Canada doesn't have a national bird, and it wants one.

Until 2017, citizens of that country can vote for one of 40 nominees chosen by "Canadian Geographic," the magazine of the Royal Canadian Geographical Society. Other candidates can be suggested.

On the National Bird Project website (www.canadiangeographic.ca is an essay encouraging people to skip the obvious species, like Common Loon, Snowy Owl, and Canada Goose, and vote for an "underbird." The list contains some good candidates in that category.

Black-backed Woodpecker is an example. You'd think Canadians would want to vote for a bird they have a reasonable chance of seeing. Ditto Spruce Grouse. Common Murre is another, perhaps good for observant coastal Canadians, but less so for inlanders. Glaucous Gull is a candidate, interesting in that gulls hardly ever get much respect, all of them seen by most folks as "seagulls."

There are 12 songbird candidates, three gamebirds, three woodpeckers, one hummingbird, four species found on water, plus Belted Kingfisher, the gull, the Arctic Tern, plus Great Blue Heron, Whooping Crane, and Sandhill Crane. Semipalmated Sandpiper is on the list. It would require explanation of semipalmated. There are nine raptors, including Snowy, Great Gray, and Northern Saw-whet owls.

My choices would be Canada Warbler, too obvious perhaps, but a beauty, Arctic Tern, or Great Gray Owl.

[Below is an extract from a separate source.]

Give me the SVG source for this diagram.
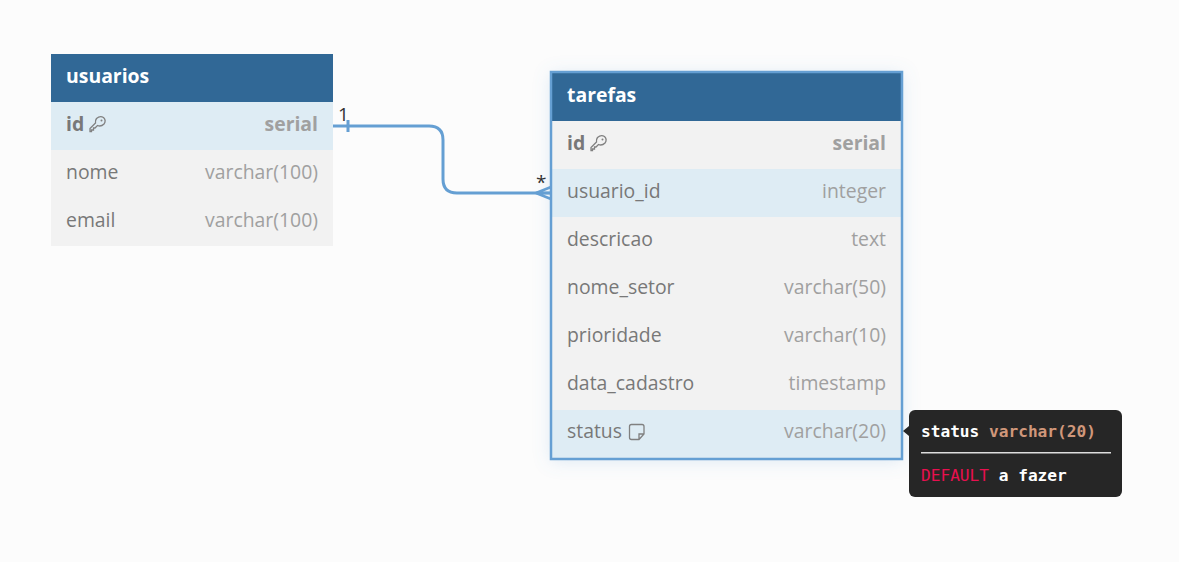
<svg xmlns="http://www.w3.org/2000/svg" width="1179" height="562" viewBox="0 0 1179 562">
<defs>
<style>
text{font-family:"Open Sans","Noto Sans",sans-serif;font-size:19.4px}
.h{fill:#fff;font-weight:700}
.n{fill:#787878}
.t{fill:#a0a0a0;text-anchor:end}
.b{font-weight:700}
.hd{fill:#316896}
.r{fill:#f2f2f2}
.s{fill:#deecf4}
.ic{fill:none;stroke:#808080;stroke-width:1.3}
.m{font-family:"DejaVu Sans Mono","Liberation Mono",monospace;font-size:16.15px;font-weight:700;fill:#fff}
.c{fill:none;stroke:#659fd3;stroke-width:3}
</style>
<filter id="sh" x="-10%" y="-10%" width="120%" height="120%"><feDropShadow dx="0" dy="2" stdDeviation="9" flood-color="#6aa2d4" flood-opacity=".22"/></filter>
<g id="key"><path class="ic" d="M6.500 -5.500Q10 -8.500 13.500 -6.500Q16.500 -3.500 14 0Q11 3 7.500 1.500L5 4H3.500V6H1.500V7.500H0V4.500L5.500 -1Q5 -3.500 6.500 -5.500Z"/><circle cx="11.500" cy="-3.500" r="1" fill="#808080"/></g>
</defs>
<rect width="1179" height="562" fill="#fcfcfc"/>
<g id="usuarios">
<rect x="51" y="102" width="282" height="144" class="r"/>
<rect x="51" y="54" width="282" height="48" class="hd"/>
<rect x="51" y="102" width="282" height="48" class="s"/>
<text x="66" y="83" class="h">usuarios</text>
<text x="66" y="131" class="n b">id</text><use href="#key" x="90" y="124"/>
<text x="318" y="131" class="t b">serial</text>
<text x="66" y="179" class="n">nome</text><text x="318" y="179" class="t">varchar(100)</text>
<text x="66" y="227" class="n">email</text><text x="318" y="227" class="t">varchar(100)</text>
</g>
<g id="tarefas">
<rect x="551" y="72" width="351" height="387" class="r" filter="url(#sh)"/>
<rect x="551" y="72" width="351" height="49" class="hd"/>
<rect x="551" y="169" width="351" height="48" class="s"/>
<rect x="551" y="410" width="351" height="49" class="s"/>
<rect x="551" y="72" width="351" height="387" fill="none" stroke="#659fd3" stroke-width="2.500"/>
<text x="567" y="102" class="h">tarefas</text>
<text x="567" y="150" class="n b">id</text><use href="#key" x="591" y="143"/>
<text x="886" y="150" class="t b">serial</text>
<text x="567" y="198" class="n">usuario_id</text><text x="886" y="198" class="t">integer</text>
<text x="567" y="246" class="n">descricao</text><text x="886" y="246" class="t">text</text>
<text x="567" y="294" class="n">nome_setor</text><text x="886" y="294" class="t">varchar(50)</text>
<text x="567" y="342" class="n">prioridade</text><text x="886" y="342" class="t">varchar(10)</text>
<text x="567" y="390" class="n">data_cadastro</text><text x="886" y="390" class="t">timestamp</text>
<text x="567" y="438" class="n">status</text><text x="886" y="438" class="t">varchar(20)</text>
<path class="ic" d="M631.500 424.500H642Q644 424.500 644 426.500V434L639 439.500H631.500Q629.500 439.500 629.500 437.500V426.500Q629.500 424.500 631.500 424.500Z M644 434H639V439.500"/>
</g>
<g id="connectors">
<path class="c" d="M333 126H429Q443 126 443 140V179Q443 193 457 193H551"/>
<path d="M348 120V132" stroke="#659fd3" stroke-width="3" fill="none"/>
<path d="M536 193L551 187M536 193L551 193M536 193L551 199" stroke="#659fd3" stroke-width="2.500" fill="none"/>
<text x="338" y="121" fill="#333" style="font-size:19px">1</text>
<text x="536" y="189" fill="#333" style="font-size:19px">*</text>
</g>
<g id="tooltip">
<rect x="909" y="410" width="213" height="87" rx="6" fill="#262626"/>
<path d="M909 426L903 431L909 436Z" fill="#262626"/>
<text x="921" y="437" class="m">status <tspan fill="#d0977a">varchar(20)</tspan></text>
<rect x="921" y="452" width="190" height="1.500" fill="#ddd"/>
<text x="921" y="481" class="m"><tspan fill="#e8104f" font-weight="400">DEFAULT</tspan> a fazer</text>
</g>
</svg>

The owl suits the country -- quiet, dignified, with a no-nonsense approach to life. Another candidate, the Common Raven, shares those qualities, plus strictly minds its own business.

Early returns show Common Loon far ahead with 6,242 votes. Snowy Owl has 4,678, and Canada Jay 3,732.

Underbirds are not doing well so far. Glaucous Gull has 11 votes, the sandpiper 20, Common Murre 16, the woodpecker 23, and Harris's Sparrow 16. All seem longshots.